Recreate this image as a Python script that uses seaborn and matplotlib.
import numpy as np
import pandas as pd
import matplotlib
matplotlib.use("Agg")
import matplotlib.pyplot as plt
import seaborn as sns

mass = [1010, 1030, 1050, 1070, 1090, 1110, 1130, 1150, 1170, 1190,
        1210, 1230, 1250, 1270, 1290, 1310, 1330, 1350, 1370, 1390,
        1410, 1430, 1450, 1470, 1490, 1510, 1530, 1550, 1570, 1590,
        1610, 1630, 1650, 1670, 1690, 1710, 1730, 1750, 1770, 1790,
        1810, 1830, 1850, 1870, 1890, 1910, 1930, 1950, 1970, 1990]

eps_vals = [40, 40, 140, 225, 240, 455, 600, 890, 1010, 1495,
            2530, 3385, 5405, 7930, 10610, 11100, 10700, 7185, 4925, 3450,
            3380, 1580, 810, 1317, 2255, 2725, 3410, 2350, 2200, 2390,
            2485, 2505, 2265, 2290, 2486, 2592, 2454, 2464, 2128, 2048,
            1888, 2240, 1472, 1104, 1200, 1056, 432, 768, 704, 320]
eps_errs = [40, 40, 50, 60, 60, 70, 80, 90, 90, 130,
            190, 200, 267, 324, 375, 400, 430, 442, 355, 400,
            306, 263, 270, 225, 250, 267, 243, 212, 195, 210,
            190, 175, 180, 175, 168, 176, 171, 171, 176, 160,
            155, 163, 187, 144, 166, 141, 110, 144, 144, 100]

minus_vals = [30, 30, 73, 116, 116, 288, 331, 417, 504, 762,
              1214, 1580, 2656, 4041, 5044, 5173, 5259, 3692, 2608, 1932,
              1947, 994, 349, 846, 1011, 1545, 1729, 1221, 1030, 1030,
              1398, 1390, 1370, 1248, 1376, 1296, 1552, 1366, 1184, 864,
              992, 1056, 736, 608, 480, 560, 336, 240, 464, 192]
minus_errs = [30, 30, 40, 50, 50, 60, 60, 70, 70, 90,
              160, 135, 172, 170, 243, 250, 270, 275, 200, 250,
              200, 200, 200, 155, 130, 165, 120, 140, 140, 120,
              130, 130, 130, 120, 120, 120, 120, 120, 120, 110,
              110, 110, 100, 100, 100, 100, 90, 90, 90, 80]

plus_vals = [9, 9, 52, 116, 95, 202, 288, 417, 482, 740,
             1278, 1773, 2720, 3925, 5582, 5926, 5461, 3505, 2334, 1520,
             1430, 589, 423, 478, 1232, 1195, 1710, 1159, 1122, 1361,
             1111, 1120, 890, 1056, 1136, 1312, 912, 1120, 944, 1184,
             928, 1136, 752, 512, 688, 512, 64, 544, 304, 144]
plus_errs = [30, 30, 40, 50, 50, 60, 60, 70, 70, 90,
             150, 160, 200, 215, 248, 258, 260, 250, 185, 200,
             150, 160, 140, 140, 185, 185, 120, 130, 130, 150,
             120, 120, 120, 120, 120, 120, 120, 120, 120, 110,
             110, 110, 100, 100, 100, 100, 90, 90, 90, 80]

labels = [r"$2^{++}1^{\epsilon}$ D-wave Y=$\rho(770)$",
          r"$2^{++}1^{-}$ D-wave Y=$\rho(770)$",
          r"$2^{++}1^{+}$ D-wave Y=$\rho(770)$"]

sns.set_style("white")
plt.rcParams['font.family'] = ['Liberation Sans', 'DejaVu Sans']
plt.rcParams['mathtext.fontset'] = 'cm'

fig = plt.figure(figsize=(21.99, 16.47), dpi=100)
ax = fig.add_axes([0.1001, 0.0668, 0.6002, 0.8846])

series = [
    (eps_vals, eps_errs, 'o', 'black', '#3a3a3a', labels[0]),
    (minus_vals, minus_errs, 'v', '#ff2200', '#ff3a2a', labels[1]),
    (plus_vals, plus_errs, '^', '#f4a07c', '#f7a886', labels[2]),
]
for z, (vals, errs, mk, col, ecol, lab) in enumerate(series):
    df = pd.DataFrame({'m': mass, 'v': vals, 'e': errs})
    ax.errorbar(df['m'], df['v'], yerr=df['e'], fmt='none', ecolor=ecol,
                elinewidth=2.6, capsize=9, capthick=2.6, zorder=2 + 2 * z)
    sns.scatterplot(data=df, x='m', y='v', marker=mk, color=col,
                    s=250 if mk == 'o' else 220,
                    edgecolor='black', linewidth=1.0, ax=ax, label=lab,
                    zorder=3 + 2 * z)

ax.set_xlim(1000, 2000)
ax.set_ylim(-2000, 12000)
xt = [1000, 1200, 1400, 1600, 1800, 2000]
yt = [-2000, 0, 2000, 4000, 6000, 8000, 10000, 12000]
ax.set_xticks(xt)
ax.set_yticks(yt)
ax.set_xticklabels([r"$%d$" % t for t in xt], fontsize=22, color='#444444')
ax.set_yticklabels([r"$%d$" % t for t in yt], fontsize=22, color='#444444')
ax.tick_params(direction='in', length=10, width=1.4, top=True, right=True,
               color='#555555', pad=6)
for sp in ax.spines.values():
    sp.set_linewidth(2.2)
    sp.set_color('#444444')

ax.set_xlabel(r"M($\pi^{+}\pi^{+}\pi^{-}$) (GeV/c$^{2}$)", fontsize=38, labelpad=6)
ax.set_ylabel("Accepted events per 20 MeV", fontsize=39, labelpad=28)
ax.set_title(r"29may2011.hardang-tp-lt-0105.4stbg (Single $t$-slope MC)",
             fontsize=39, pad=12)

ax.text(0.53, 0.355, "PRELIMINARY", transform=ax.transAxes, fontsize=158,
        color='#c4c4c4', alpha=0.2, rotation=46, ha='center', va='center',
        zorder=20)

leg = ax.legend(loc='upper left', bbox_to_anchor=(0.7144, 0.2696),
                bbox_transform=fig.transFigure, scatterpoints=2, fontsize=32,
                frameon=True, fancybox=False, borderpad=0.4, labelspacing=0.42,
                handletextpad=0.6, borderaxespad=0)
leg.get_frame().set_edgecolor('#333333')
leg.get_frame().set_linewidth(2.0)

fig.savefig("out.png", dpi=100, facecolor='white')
---
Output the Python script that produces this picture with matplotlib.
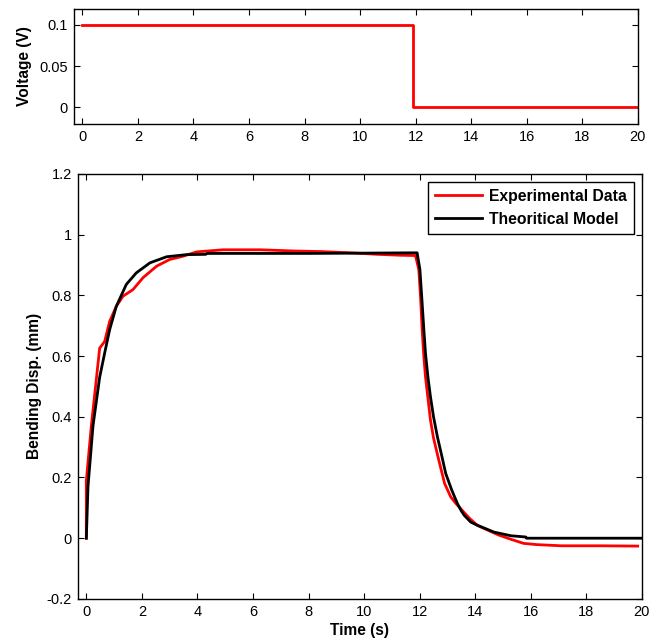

TASK TO COMPLETE
Write out exactly the lines running from the line containing "Recreate this image" to the line containing "1810, 1830, 1850, 1870, 1890, 1910, 1930, 1950, 1970, 1990]", with both of those lines included.

TASK SOLUTION
Recreate this image as a Python script that uses seaborn and matplotlib.
import numpy as np
import pandas as pd
import matplotlib
matplotlib.use("Agg")
import matplotlib.pyplot as plt
import seaborn as sns

mass = [1010, 1030, 1050, 1070, 1090, 1110, 1130, 1150, 1170, 1190,
        1210, 1230, 1250, 1270, 1290, 1310, 1330, 1350, 1370, 1390,
        1410, 1430, 1450, 1470, 1490, 1510, 1530, 1550, 1570, 1590,
        1610, 1630, 1650, 1670, 1690, 1710, 1730, 1750, 1770, 1790,
        1810, 1830, 1850, 1870, 1890, 1910, 1930, 1950, 1970, 1990]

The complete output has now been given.